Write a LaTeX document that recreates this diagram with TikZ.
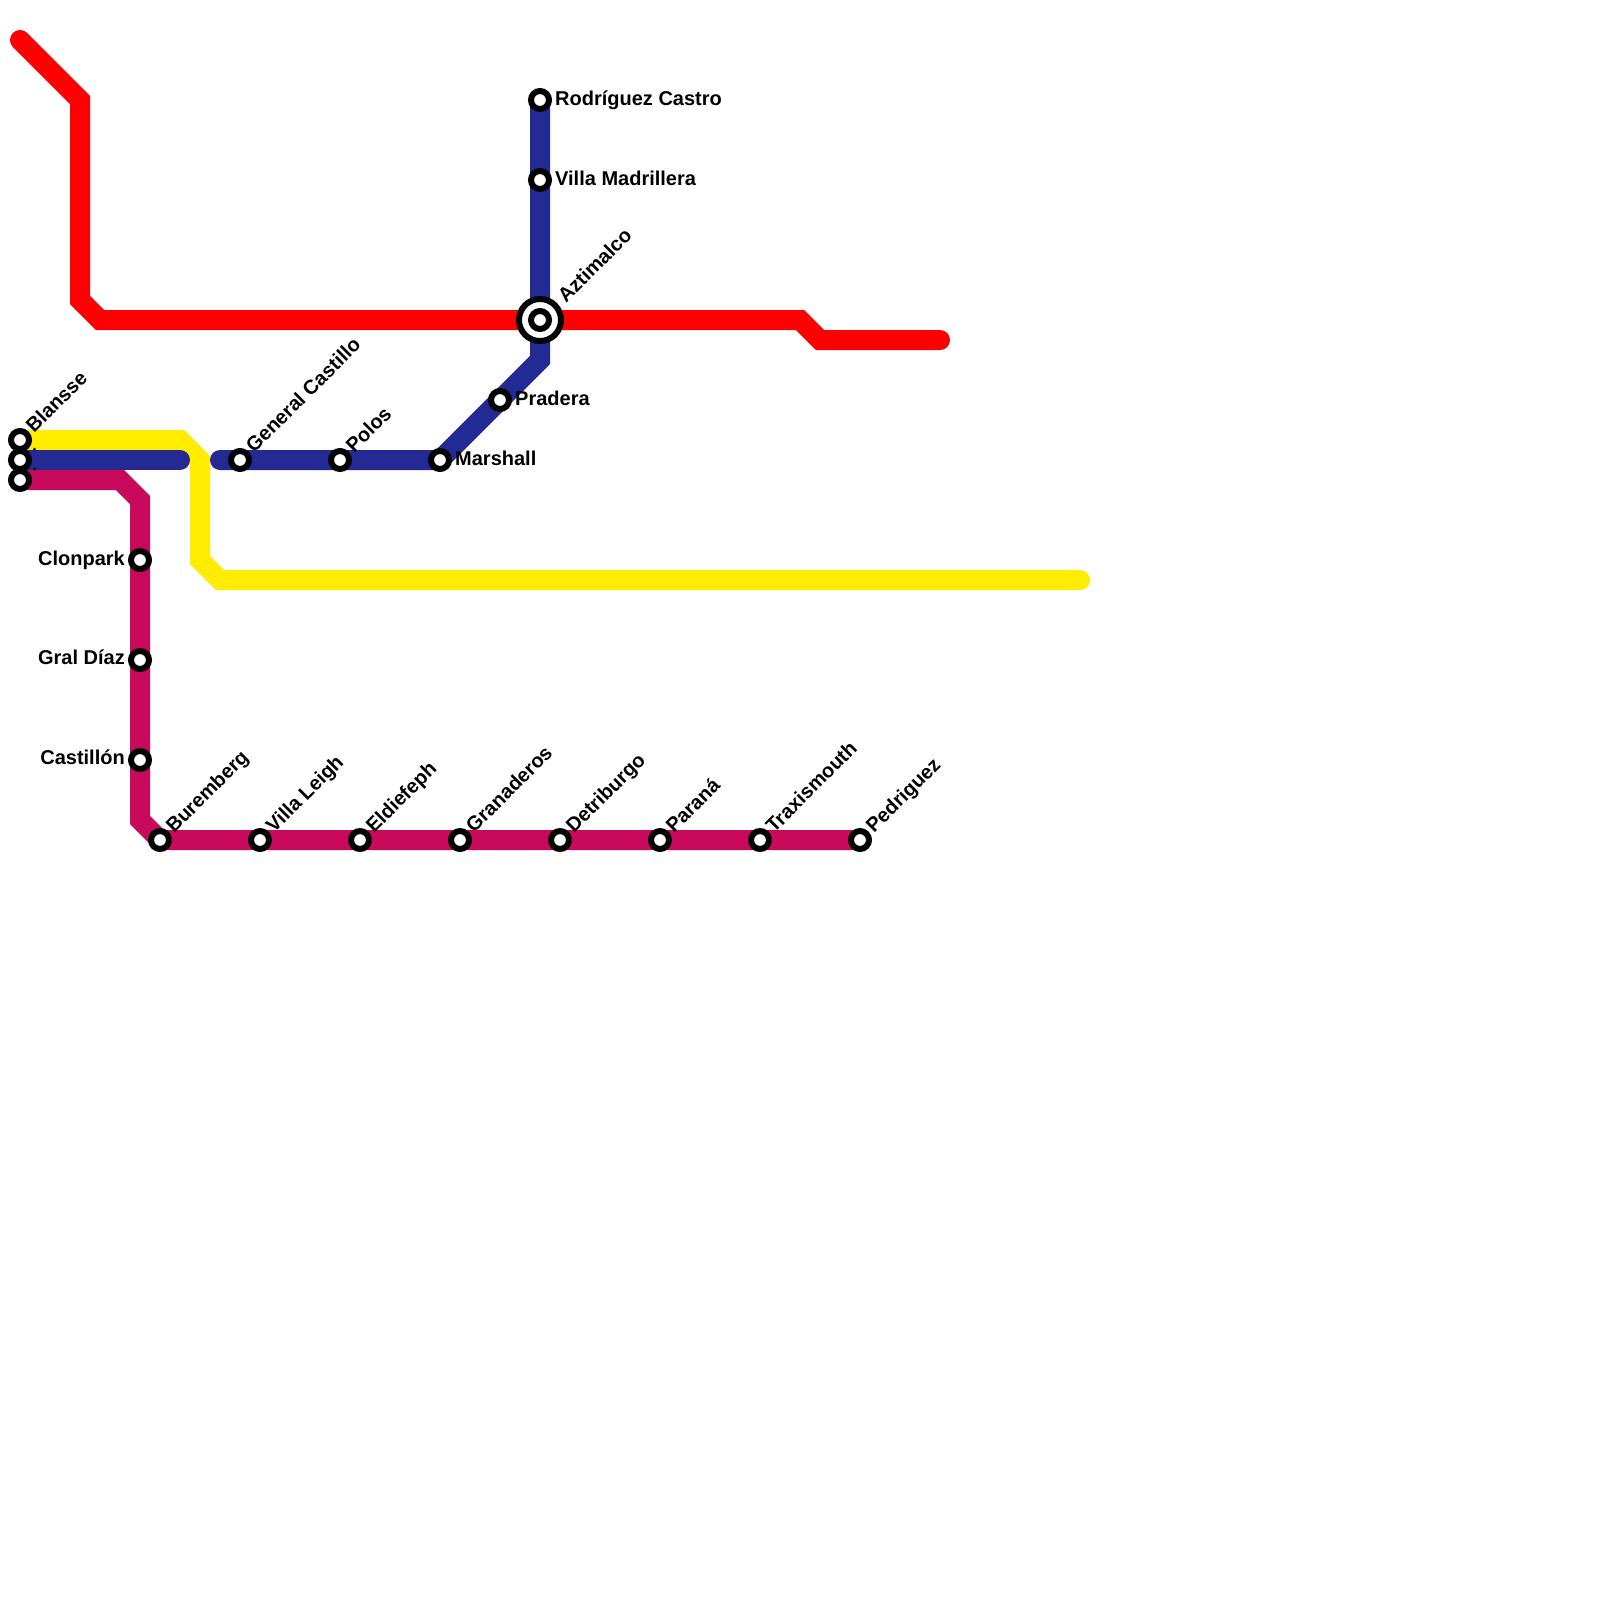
\documentclass[tikz,border=0pt]{standalone}
\usepackage{fontspec}
\setmainfont{Liberation Sans}
\definecolor{lred}{HTML}{FF0000}
\definecolor{lblue}{HTML}{232A94}
\definecolor{lyellow}{HTML}{FFEC00}
\definecolor{lmag}{HTML}{C90A5C}
\tikzset{
  metro/.style={line width=20pt,line cap=round,line join=miter,miter limit=10},
  stn/.style={circle,draw=black,fill=white,line width=6pt,minimum size=18pt,inner sep=0pt,outer sep=0pt},
  hub/.style={circle,draw=black,fill=white,line width=6pt,minimum size=42pt,inner sep=0pt,outer sep=0pt},
  lab/.style={font=\fontsize{20}{22}\selectfont\bfseries,inner sep=0pt,text=black},
  rlab/.style={lab,anchor=base west},
  llab/.style={lab,anchor=base east},
  dlab/.style={lab,anchor=base west,rotate=45},
  speck/.style={circle,fill=black,inner sep=0pt,minimum size=3pt}
}
\begin{document}
\begin{tikzpicture}[x=1pt,y=-1pt]
\useasboundingbox (0,0) rectangle (1600,1600);
% red
\coordinate (r0) at (20,40);\coordinate (r1) at (80,100);\coordinate (r2) at (80,300);\coordinate (r3) at (100,320);
\coordinate (r4) at (800,320);\coordinate (r5) at (820,340);\coordinate (r6) at (940,340);
% yellow
\coordinate (y1) at (180,440);\coordinate (y2) at (200,460);\coordinate (y3) at (200,560);\coordinate (y4) at (220,580);\coordinate (y5) at (1080,580);
% blue
\coordinate (b1) at (180,460);\coordinate (b2) at (220,460);\coordinate (b3) at (540,360);
% magenta
\coordinate (m1) at (120,480);\coordinate (m2) at (140,500);\coordinate (m3) at (140,820);
% stations on coordinates first
\coordinate (cBlanY) at (20,440);\coordinate (cBlanB) at (20,460);\coordinate (cBlanM) at (20,480);
\coordinate (cRod) at (540,100);\coordinate (cAzt) at (540,320);\coordinate (cMar) at (440,460);
\coordinate (cBur) at (160,840);\coordinate (cPed) at (860,840);
\draw[metro,lmag] (cBlanM)--(m1)--(m2)--(m3)--(cBur)--(cPed);
\draw[metro,lyellow] (cBlanY)--(y1)--(y2)--(y3)--(y4)--(y5);
\draw[metro,lblue] (cBlanB)--(b1);
\draw[metro,lblue] (b2)--(cMar)--(b3)--(cRod);
\draw[metro,lred] (r0)--(r1)--(r2)--(r3)--(r4)--(r5)--(r6);
% specks
\node[speck] (s1) at (34.5,449) {};
\node[speck] (s2) at (34.5,469) {};
% stations
\node[stn] (blanM) at (cBlanM) {};
\node[stn] (blanY) at (cBlanY) {};
\node[stn] (blanB) at (cBlanB) {};
\node[stn] (clon) at (140,560) {};
\node[stn] (gral) at (140,660) {};
\node[stn] (cast) at (140,760) {};
\node[stn] (bure) at (cBur) {};
\node[stn] (vill) at (260,840) {};
\node[stn] (eldi) at (360,840) {};
\node[stn] (gran) at (460,840) {};
\node[stn] (detr) at (560,840) {};
\node[stn] (para) at (660,840) {};
\node[stn] (trax) at (760,840) {};
\node[stn] (pedr) at (cPed) {};
\node[stn] (gene) at (240,460) {};
\node[stn] (polo) at (340,460) {};
\node[stn] (mars) at (cMar) {};
\node[stn] (prad) at (500,400) {};
\node[hub] (azth) at (cAzt) {};
\node[stn] (azti) at (cAzt) {};
\node[stn] (vmad) at (540,180) {};
\node[stn] (rodr) at (cRod) {};
% labels
\node[rlab] (l1) at (555,105.5) {Rodríguez Castro};
\node[rlab] (l2) at (555,185) {Villa Madrillera};
\node[rlab] (l3) at (515,405) {Pradera};
\node[rlab] (l4) at (455,465) {Marshall};
\node[llab] (l5) at (125,565) {Clonpark};
\node[llab] (l6) at (125,664.5) {Gral Díaz};
\node[llab] (l7) at (125,764.5) {Castillón};
\node[dlab] (l8) at (34,434) {Blansse};
\node[dlab] (l9) at (254,454) {General Castillo};
\node[dlab] (l10) at (354,454) {Polos};
\node[dlab] (l11) at (566,304) {Aztimalco};
\node[dlab] (l12) at (174,834) {Buremberg};
\node[dlab] (l13) at (274,834) {Villa Leigh};
\node[dlab] (l14) at (374,834) {Eldiefeph};
\node[dlab] (l15) at (474,834) {Granaderos};
\node[dlab] (l16) at (574,834) {Detriburgo};
\node[dlab] (l17) at (674,834) {Paraná};
\node[dlab] (l18) at (774,834) {Traxismouth};
\node[dlab] (l19) at (874,834) {Pedriguez};
\end{tikzpicture}
\end{document}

---------------

**Directions**:
Reproduce the whole listing above word for word, but not its pictures.

**Right answer**:
Write a LaTeX document that recreates this diagram with TikZ.
\documentclass[tikz,border=0pt]{standalone}
\usepackage{fontspec}
\setmainfont{Liberation Sans}
\definecolor{lred}{HTML}{FF0000}
\definecolor{lblue}{HTML}{232A94}
\definecolor{lyellow}{HTML}{FFEC00}
\definecolor{lmag}{HTML}{C90A5C}
\tikzset{
  metro/.style={line width=20pt,line cap=round,line join=miter,miter limit=10},
  stn/.style={circle,draw=black,fill=white,line width=6pt,minimum size=18pt,inner sep=0pt,outer sep=0pt},
  hub/.style={circle,draw=black,fill=white,line width=6pt,minimum size=42pt,inner sep=0pt,outer sep=0pt},
  lab/.style={font=\fontsize{20}{22}\selectfont\bfseries,inner sep=0pt,text=black},
  rlab/.style={lab,anchor=base west},
  llab/.style={lab,anchor=base east},
  dlab/.style={lab,anchor=base west,rotate=45},
  speck/.style={circle,fill=black,inner sep=0pt,minimum size=3pt}
}
\begin{document}
\begin{tikzpicture}[x=1pt,y=-1pt]
\useasboundingbox (0,0) rectangle (1600,1600);
% red
\coordinate (r0) at (20,40);\coordinate (r1) at (80,100);\coordinate (r2) at (80,300);\coordinate (r3) at (100,320);
\coordinate (r4) at (800,320);\coordinate (r5) at (820,340);\coordinate (r6) at (940,340);
% yellow
\coordinate (y1) at (180,440);\coordinate (y2) at (200,460);\coordinate (y3) at (200,560);\coordinate (y4) at (220,580);\coordinate (y5) at (1080,580);
% blue
\coordinate (b1) at (180,460);\coordinate (b2) at (220,460);\coordinate (b3) at (540,360);
% magenta
\coordinate (m1) at (120,480);\coordinate (m2) at (140,500);\coordinate (m3) at (140,820);
% stations on coordinates first
\coordinate (cBlanY) at (20,440);\coordinate (cBlanB) at (20,460);\coordinate (cBlanM) at (20,480);
\coordinate (cRod) at (540,100);\coordinate (cAzt) at (540,320);\coordinate (cMar) at (440,460);
\coordinate (cBur) at (160,840);\coordinate (cPed) at (860,840);
\draw[metro,lmag] (cBlanM)--(m1)--(m2)--(m3)--(cBur)--(cPed);
\draw[metro,lyellow] (cBlanY)--(y1)--(y2)--(y3)--(y4)--(y5);
\draw[metro,lblue] (cBlanB)--(b1);
\draw[metro,lblue] (b2)--(cMar)--(b3)--(cRod);
\draw[metro,lred] (r0)--(r1)--(r2)--(r3)--(r4)--(r5)--(r6);
% specks
\node[speck] (s1) at (34.5,449) {};
\node[speck] (s2) at (34.5,469) {};
% stations
\node[stn] (blanM) at (cBlanM) {};
\node[stn] (blanY) at (cBlanY) {};
\node[stn] (blanB) at (cBlanB) {};
\node[stn] (clon) at (140,560) {};
\node[stn] (gral) at (140,660) {};
\node[stn] (cast) at (140,760) {};
\node[stn] (bure) at (cBur) {};
\node[stn] (vill) at (260,840) {};
\node[stn] (eldi) at (360,840) {};
\node[stn] (gran) at (460,840) {};
\node[stn] (detr) at (560,840) {};
\node[stn] (para) at (660,840) {};
\node[stn] (trax) at (760,840) {};
\node[stn] (pedr) at (cPed) {};
\node[stn] (gene) at (240,460) {};
\node[stn] (polo) at (340,460) {};
\node[stn] (mars) at (cMar) {};
\node[stn] (prad) at (500,400) {};
\node[hub] (azth) at (cAzt) {};
\node[stn] (azti) at (cAzt) {};
\node[stn] (vmad) at (540,180) {};
\node[stn] (rodr) at (cRod) {};
% labels
\node[rlab] (l1) at (555,105.5) {Rodríguez Castro};
\node[rlab] (l2) at (555,185) {Villa Madrillera};
\node[rlab] (l3) at (515,405) {Pradera};
\node[rlab] (l4) at (455,465) {Marshall};
\node[llab] (l5) at (125,565) {Clonpark};
\node[llab] (l6) at (125,664.5) {Gral Díaz};
\node[llab] (l7) at (125,764.5) {Castillón};
\node[dlab] (l8) at (34,434) {Blansse};
\node[dlab] (l9) at (254,454) {General Castillo};
\node[dlab] (l10) at (354,454) {Polos};
\node[dlab] (l11) at (566,304) {Aztimalco};
\node[dlab] (l12) at (174,834) {Buremberg};
\node[dlab] (l13) at (274,834) {Villa Leigh};
\node[dlab] (l14) at (374,834) {Eldiefeph};
\node[dlab] (l15) at (474,834) {Granaderos};
\node[dlab] (l16) at (574,834) {Detriburgo};
\node[dlab] (l17) at (674,834) {Paraná};
\node[dlab] (l18) at (774,834) {Traxismouth};
\node[dlab] (l19) at (874,834) {Pedriguez};
\end{tikzpicture}
\end{document}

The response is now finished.